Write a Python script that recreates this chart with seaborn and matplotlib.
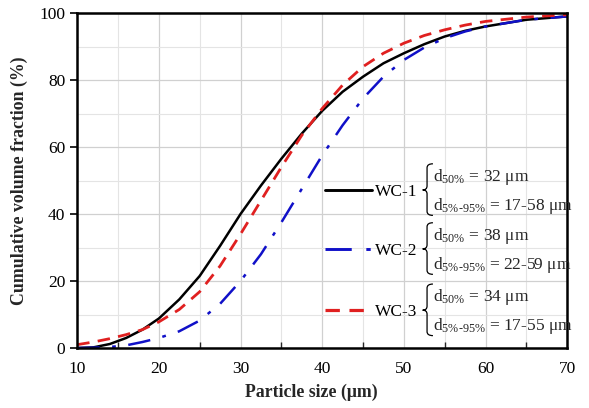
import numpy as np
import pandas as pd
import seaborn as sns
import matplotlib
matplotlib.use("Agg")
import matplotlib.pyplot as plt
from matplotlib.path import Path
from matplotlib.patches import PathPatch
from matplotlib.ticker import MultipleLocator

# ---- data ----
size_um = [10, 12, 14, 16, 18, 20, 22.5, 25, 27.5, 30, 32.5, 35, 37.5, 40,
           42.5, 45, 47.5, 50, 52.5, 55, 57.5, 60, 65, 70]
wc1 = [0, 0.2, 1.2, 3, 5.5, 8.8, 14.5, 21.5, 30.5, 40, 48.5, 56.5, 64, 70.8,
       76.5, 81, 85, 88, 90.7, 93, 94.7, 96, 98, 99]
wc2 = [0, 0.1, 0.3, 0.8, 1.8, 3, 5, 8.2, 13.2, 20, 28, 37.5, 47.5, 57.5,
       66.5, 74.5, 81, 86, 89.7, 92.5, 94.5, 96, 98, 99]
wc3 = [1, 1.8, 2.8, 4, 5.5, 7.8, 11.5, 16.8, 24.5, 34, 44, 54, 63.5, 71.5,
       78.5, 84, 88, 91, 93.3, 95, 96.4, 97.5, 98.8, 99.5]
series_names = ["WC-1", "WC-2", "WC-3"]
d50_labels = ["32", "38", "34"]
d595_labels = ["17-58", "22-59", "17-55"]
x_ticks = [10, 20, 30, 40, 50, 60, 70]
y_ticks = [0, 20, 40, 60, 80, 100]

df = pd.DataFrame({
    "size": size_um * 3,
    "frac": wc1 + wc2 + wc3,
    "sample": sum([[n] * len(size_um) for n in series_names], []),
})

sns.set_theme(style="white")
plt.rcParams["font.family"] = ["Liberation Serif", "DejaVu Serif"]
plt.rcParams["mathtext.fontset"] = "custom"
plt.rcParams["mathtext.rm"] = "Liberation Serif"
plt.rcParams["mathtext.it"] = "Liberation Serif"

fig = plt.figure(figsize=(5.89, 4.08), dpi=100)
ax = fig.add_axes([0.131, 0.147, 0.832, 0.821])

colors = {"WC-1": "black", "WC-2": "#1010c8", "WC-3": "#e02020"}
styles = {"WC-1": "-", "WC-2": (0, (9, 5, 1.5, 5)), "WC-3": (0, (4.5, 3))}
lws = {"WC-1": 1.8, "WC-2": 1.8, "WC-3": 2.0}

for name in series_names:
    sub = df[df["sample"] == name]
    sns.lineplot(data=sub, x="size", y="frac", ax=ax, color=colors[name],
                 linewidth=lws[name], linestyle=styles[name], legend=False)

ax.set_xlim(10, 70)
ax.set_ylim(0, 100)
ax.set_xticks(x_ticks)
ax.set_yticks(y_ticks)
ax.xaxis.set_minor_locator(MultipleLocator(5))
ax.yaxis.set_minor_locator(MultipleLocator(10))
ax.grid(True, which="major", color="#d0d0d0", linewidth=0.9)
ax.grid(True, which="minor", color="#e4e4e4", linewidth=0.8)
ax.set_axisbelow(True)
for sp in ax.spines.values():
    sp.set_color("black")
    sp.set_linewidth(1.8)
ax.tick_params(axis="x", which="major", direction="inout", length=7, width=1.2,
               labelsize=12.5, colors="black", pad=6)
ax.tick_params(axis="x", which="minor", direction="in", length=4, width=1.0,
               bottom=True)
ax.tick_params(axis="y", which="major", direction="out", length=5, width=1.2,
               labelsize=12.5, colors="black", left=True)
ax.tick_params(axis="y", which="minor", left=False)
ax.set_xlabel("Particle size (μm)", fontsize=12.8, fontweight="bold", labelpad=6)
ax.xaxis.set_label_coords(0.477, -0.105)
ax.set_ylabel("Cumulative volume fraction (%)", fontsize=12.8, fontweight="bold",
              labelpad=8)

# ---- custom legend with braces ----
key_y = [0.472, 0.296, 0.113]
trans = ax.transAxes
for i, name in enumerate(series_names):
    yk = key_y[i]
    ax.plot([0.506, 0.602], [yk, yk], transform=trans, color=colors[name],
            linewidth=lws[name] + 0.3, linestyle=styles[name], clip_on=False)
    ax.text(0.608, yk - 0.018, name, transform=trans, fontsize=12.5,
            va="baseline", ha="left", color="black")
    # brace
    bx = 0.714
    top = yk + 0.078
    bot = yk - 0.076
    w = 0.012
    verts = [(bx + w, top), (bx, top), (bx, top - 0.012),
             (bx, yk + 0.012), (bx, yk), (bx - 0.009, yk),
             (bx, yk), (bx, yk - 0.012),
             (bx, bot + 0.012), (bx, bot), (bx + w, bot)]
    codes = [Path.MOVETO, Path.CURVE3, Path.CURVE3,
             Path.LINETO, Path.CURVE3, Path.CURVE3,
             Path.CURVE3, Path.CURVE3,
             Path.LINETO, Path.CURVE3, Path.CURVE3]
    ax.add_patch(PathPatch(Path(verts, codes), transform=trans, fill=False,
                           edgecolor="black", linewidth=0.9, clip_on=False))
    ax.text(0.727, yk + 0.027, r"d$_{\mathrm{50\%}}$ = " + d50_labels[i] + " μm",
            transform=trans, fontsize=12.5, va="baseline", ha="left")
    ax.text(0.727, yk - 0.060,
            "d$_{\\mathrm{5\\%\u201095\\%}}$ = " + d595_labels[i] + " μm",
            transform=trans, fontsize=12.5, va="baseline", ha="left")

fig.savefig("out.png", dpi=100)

━━━

THE REQUEST: Write out exactly the lines between the start of the data and the line with "linewidth=lws[name], linestyle=styles[name], legend=False)", including both, but none of the pictures.

SOLUTION TO THE EXERCISE:
Write a Python script that recreates this chart with seaborn and matplotlib.
import numpy as np
import pandas as pd
import seaborn as sns
import matplotlib
matplotlib.use("Agg")
import matplotlib.pyplot as plt
from matplotlib.path import Path
from matplotlib.patches import PathPatch
from matplotlib.ticker import MultipleLocator

# ---- data ----
size_um = [10, 12, 14, 16, 18, 20, 22.5, 25, 27.5, 30, 32.5, 35, 37.5, 40,
           42.5, 45, 47.5, 50, 52.5, 55, 57.5, 60, 65, 70]
wc1 = [0, 0.2, 1.2, 3, 5.5, 8.8, 14.5, 21.5, 30.5, 40, 48.5, 56.5, 64, 70.8,
       76.5, 81, 85, 88, 90.7, 93, 94.7, 96, 98, 99]
wc2 = [0, 0.1, 0.3, 0.8, 1.8, 3, 5, 8.2, 13.2, 20, 28, 37.5, 47.5, 57.5,
       66.5, 74.5, 81, 86, 89.7, 92.5, 94.5, 96, 98, 99]
wc3 = [1, 1.8, 2.8, 4, 5.5, 7.8, 11.5, 16.8, 24.5, 34, 44, 54, 63.5, 71.5,
       78.5, 84, 88, 91, 93.3, 95, 96.4, 97.5, 98.8, 99.5]
series_names = ["WC-1", "WC-2", "WC-3"]
d50_labels = ["32", "38", "34"]
d595_labels = ["17-58", "22-59", "17-55"]
x_ticks = [10, 20, 30, 40, 50, 60, 70]
y_ticks = [0, 20, 40, 60, 80, 100]

df = pd.DataFrame({
    "size": size_um * 3,
    "frac": wc1 + wc2 + wc3,
    "sample": sum([[n] * len(size_um) for n in series_names], []),
})

sns.set_theme(style="white")
plt.rcParams["font.family"] = ["Liberation Serif", "DejaVu Serif"]
plt.rcParams["mathtext.fontset"] = "custom"
plt.rcParams["mathtext.rm"] = "Liberation Serif"
plt.rcParams["mathtext.it"] = "Liberation Serif"

fig = plt.figure(figsize=(5.89, 4.08), dpi=100)
ax = fig.add_axes([0.131, 0.147, 0.832, 0.821])

colors = {"WC-1": "black", "WC-2": "#1010c8", "WC-3": "#e02020"}
styles = {"WC-1": "-", "WC-2": (0, (9, 5, 1.5, 5)), "WC-3": (0, (4.5, 3))}
lws = {"WC-1": 1.8, "WC-2": 1.8, "WC-3": 2.0}

for name in series_names:
    sub = df[df["sample"] == name]
    sns.lineplot(data=sub, x="size", y="frac", ax=ax, color=colors[name],
                 linewidth=lws[name], linestyle=styles[name], legend=False)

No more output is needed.